After its introduction on Tuesday, March 26, 2019, the House Financial Services Committee has voted 45-15 to advance the SAFE Banking Act of 2019 to the House floor on a to-be-determined date. Currently, the Safe Banking Act has 152 cosponsors, including 12 Republicans, which is more than one-third of the entire House of Representatives. House Rules Committee Chairman James McGovern (D-MA) is hopeful that the chamber will vote on and pass the legislation within weeks.
We will guide it to the House floor for a vote, which I think it will pass with an overwhelming vote – Democrats and I think a lot of Republicans as well. If we have a strong bipartisan vote that will increase the pressure on the Senate to do something.”
Of course, much of the focus was on the “public safety concern for legitimate businesses that currently have no recourse but to operate with just cash,” as Chairwoman Maxine Waters (D-CA) indicated on Tuesday. However, Chairwoman Waters and several other Democratic supporters framed the legislation as “part of a holistic approach toward providing criminal justice reform” that “should not by any means be the only bill the House takes up on the important issue of cannabis reform.” Conversely, Rep. Patrick McHenry (R-NC), the House Financial Services Committee’s top Republican, urged in his opening remarks that the Committee “ensure that we’re doing our due diligence before proceeding” and acknowledge that “it is a massive change in federal policy.” The vote occurred on Thursday morning following two days of proceedings and over GOP objections.

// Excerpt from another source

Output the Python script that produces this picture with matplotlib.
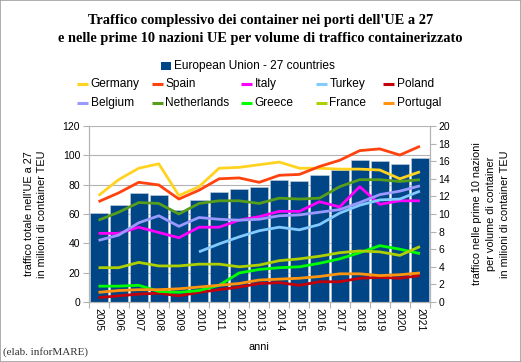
import matplotlib
matplotlib.use("Agg")
import matplotlib.pyplot as plt
from matplotlib.lines import Line2D
from matplotlib.patches import Rectangle
import numpy as np

years = [str(y) for y in range(2005, 2022)]

eu27 = [60.6, 65.8, 74.2, 73.1, 62.4, 69.7, 74.9, 77.2, 78.3, 82.9, 82.2,
        86.7, 89.7, 96.8, 96.3, 94.3, 97.9]

germany = [12.1, 13.9, 15.2, 15.7, 12.1, 13.1, 15.2, 15.3, 15.6, 15.9, 15.2,
           15.2, 15.1, 15.1, 15.0, 14.0, 14.8]
spain = [11.4, 12.4, 13.6, 13.3, 11.7, 12.7, 14.0, 14.1, 13.6, 14.4, 14.5,
         15.4, 16.1, 17.2, 17.4, 16.7, 17.7]
italy = [7.8, 7.8, 8.5, 7.9, 7.3, 8.5, 8.5, 9.3, 9.7, 10.3, 10.3,
         11.4, 10.8, 13.1, 11.1, 11.5, 11.5]
turkey = [None, None, None, None, None, 5.7, 6.6, 7.4, 8.1, 8.5, 8.2,
          8.8, 10.1, 11.0, 11.6, 11.7, 12.6]
poland = [0.5, 0.7, 0.9, 1.0, 0.7, 1.1, 1.4, 1.7, 2.1, 2.2, 1.9,
          2.3, 2.3, 2.7, 2.8, 2.7, 3.0]
belgium = [7.0, 7.6, 9.0, 9.8, 8.6, 9.6, 9.4, 9.3, 9.4, 9.8, 9.9,
           10.2, 10.5, 11.3, 12.2, 12.6, 13.2]
netherlands = [9.3, 10.2, 11.3, 11.2, 10.0, 11.2, 11.5, 11.5, 11.2, 11.8, 11.7,
               11.8, 13.1, 13.9, 13.9, 13.7, 13.9]
greece = [1.8, 1.8, 1.9, 1.2, 1.1, 1.3, 1.9, 3.3, 3.7, 3.9, 4.0,
          4.4, 4.9, 5.6, 6.4, 6.0, 5.5]
france = [3.9, 3.9, 4.5, 4.1, 4.1, 4.3, 4.3, 4.0, 4.2, 4.7, 4.9,
          5.2, 5.6, 5.8, 5.7, 5.3, 6.3]
portugal = [1.1, 1.3, 1.4, 1.4, 1.5, 1.7, 1.9, 2.1, 2.5, 2.6, 2.7,
            2.9, 3.2, 3.2, 3.0, 3.1, 3.3]

series_names = ["Germany", "Spain", "Italy", "Turkey", "Poland",
                "Belgium", "Netherlands", "Greece", "France", "Portugal"]
series_values = [germany, spain, italy, turkey, poland,
                 belgium, netherlands, greece, france, portugal]
series_colors = ["#FFD320", "#FF420E", "#FF00FF", "#83CAFF", "#C5000B",
                 "#9999FF", "#579D1C", "#00FF00", "#AECF00", "#FF950E"]
eu_label = "European Union - 27 countries"
eu_color = "#004586"

W, H = 521, 362
fig = plt.figure(figsize=(W / 100, H / 100), dpi=100)
plt.rcParams['font.family'] = ['Liberation Sans', 'DejaVu Sans']

def fx(px):
    return px / W

def fy(py):
    return 1 - py / H

# figure border
fig.add_artist(Rectangle((0, 0), 1, 1, transform=fig.transFigure, fill=False,
                         edgecolor="#a0a0a0", linewidth=1.2))

left, right, top, bottom = 88.5, 430, 126, 302
ax = fig.add_axes([fx(left), fy(bottom), fx(right - left), (bottom - top) / H])
x = np.arange(len(years))
ax.bar(x, eu27, width=0.9, color=eu_color, edgecolor="#c8d4e0", linewidth=0.4, zorder=2)
ax.set_xlim(-0.5, len(years) - 0.5)
ax.set_ylim(0, 120)
ax.set_yticks(np.arange(0, 121, 20))
ax.yaxis.grid(True, color="#b3b3b3", linewidth=0.8, zorder=0)
ax.set_axisbelow(True)
ax.set_xticks(x)
ax.set_xticklabels(years, rotation=270, fontsize=7.5)
ax.set_xticks(np.arange(-0.5, len(years), 1), minor=True)
ax.tick_params(axis='x', which='major', length=0, pad=4)
ax.tick_params(axis='x', which='minor', length=4, color="#b3b3b3", width=0.8)
ax.tick_params(axis='y', length=4, color="#b3b3b3", width=0.8, labelsize=7.5, pad=2)
for s in ['left', 'bottom', 'right']:
    ax.spines[s].set_color("#b3b3b3")
    ax.spines[s].set_linewidth(0.8)
ax.spines['top'].set_visible(False)
ax.set_ylabel("traffico totale nell'UE a 27\nin milioni di container TEU", fontsize=7.8,
              labelpad=11, linespacing=1.45)
ax.set_xlabel("anni", fontsize=7.8, labelpad=8)

ax2 = ax.twinx()
ax2.set_ylim(0, 20)
ax2.set_yticks(np.arange(0, 21, 2))
for name, vals, col in zip(series_names, series_values, series_colors):
    v = np.array([np.nan if a is None else a for a in vals], dtype=float)
    ax2.plot(x, v, color=col, linewidth=2.0, solid_capstyle='butt', zorder=3)
ax2.tick_params(axis='y', length=4, color="#b3b3b3", width=0.8, labelsize=7.5, pad=2)
for s in ['left', 'bottom', 'right']:
    ax2.spines[s].set_color("#b3b3b3")
    ax2.spines[s].set_linewidth(0.8)
ax2.spines['top'].set_visible(False)
ax2.set_ylabel("traffico nelle prime 10 nazioni\nper volume di container\nin milioni di container TEU",
               fontsize=7.8, labelpad=16, linespacing=1.45)

# title
fig.text(fx(261), fy(20.5), "Traffico complessivo dei container nei porti dell'UE a 27",
         ha='center', va='center', fontsize=10.4, fontweight='bold', family='Liberation Serif')
fig.text(fx(260), fy(38.5), "e nelle prime 10 nazioni UE per volume di traffico containerizzato",
         ha='center', va='center', fontsize=10.4, fontweight='bold', family='Liberation Serif')

# legend
fig.add_artist(Rectangle((fx(161), fy(69.5)), fx(9.5), 7.5 / H, transform=fig.transFigure,
                         facecolor=eu_color, edgecolor='none'))
fig.text(fx(174), fy(65.5), eu_label, ha='left', va='center', fontsize=8.6)
col_x = [77, 152, 241, 316, 383]
row_y = [84, 103]
for i, (name, col) in enumerate(zip(series_names, series_values and series_colors)):
    r, c = divmod(i, 5)
    hx, hy = col_x[c], row_y[r]
    fig.add_artist(Line2D([fx(hx), fx(hx + 10.5)], [fy(hy), fy(hy)], transform=fig.transFigure,
                          color=col, linewidth=2.2, solid_capstyle='butt'))
    fig.text(fx(hx + 13.5), fy(hy), name, ha='left', va='center', fontsize=8.6)

fig.text(fx(3), fy(352), "(elab. inforMARE)", ha='left', va='center', fontsize=8,
         family='Liberation Serif', color="#333333")

fig.savefig("out.png", dpi=100)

Several amendments were proposed, considered, and even passed during the Committee markup. The following were most notable:
- Additions requiring the federal government to study diversity and inclusion in the marijuana industry: this would require federal regulators to conduct studies and provide annual reports “tracking information and data on the availability of access ot financial services for minority-owned and women-owned cannabis-related legitimate businesses” (Rep. Ed Perlmutter (D-CO));
- Additions requiring the Government Accountability Office to study banks’ previous reports on their marijuana business customers to understand how effective they are in identifying bad actors, passed via voice vote (Rep. Scott Tipton (R-CO));
- Extension of protections to “de novo” banking institutions that seek charters or master accounts from a Federal Reserve bank, passed via voice vote (Rep. Katie Porter (D-CA));
- Expansion of protections to insurance companies, passed via voice vote (Rep. Steve Stivers (R-OH));
- Delay of the bill’s effective date until marijuana is federally descheduled, withdrawn (Rep. Bill Huizenga (R-MI));
- Delay of the bill’s enactment until federal regulators are able to issue guidance to banks, defeated via voice vote and roll call vote 35-25 (Rep. Bill Huizenga (R-MI));
- Limitation of the bill to only protect hemp businesses, defeated via voice vote and roll call vote 42-18 (Rep. Andy Barr (R-KY));
- Withdrawal of protections from banks that serve marijuana businesses located within 1,000 feet of schools, youth centers, public parks, child care facilities, public housing, civic centers or designated drug-free zones, defeated via voice vote and roll call vote 34-26 (Rep. Sean Duffy (R-WI)).
It is expected that Senators Jeff Merkley (D-OR) and Cory Gardner (R-CO) will file companion legislation to the SAFE Banking Act in the Senate soon. The former iteration gained 20 cosponsors in the chamber but did not receive a hearing or vote. Only time will tell if cannabis banking will get a vote in the Senate, but the pressure continues to build. If nothing else, the passage of cannabis banking legislation by the House would be a truly historic marker in the march to end prohibition.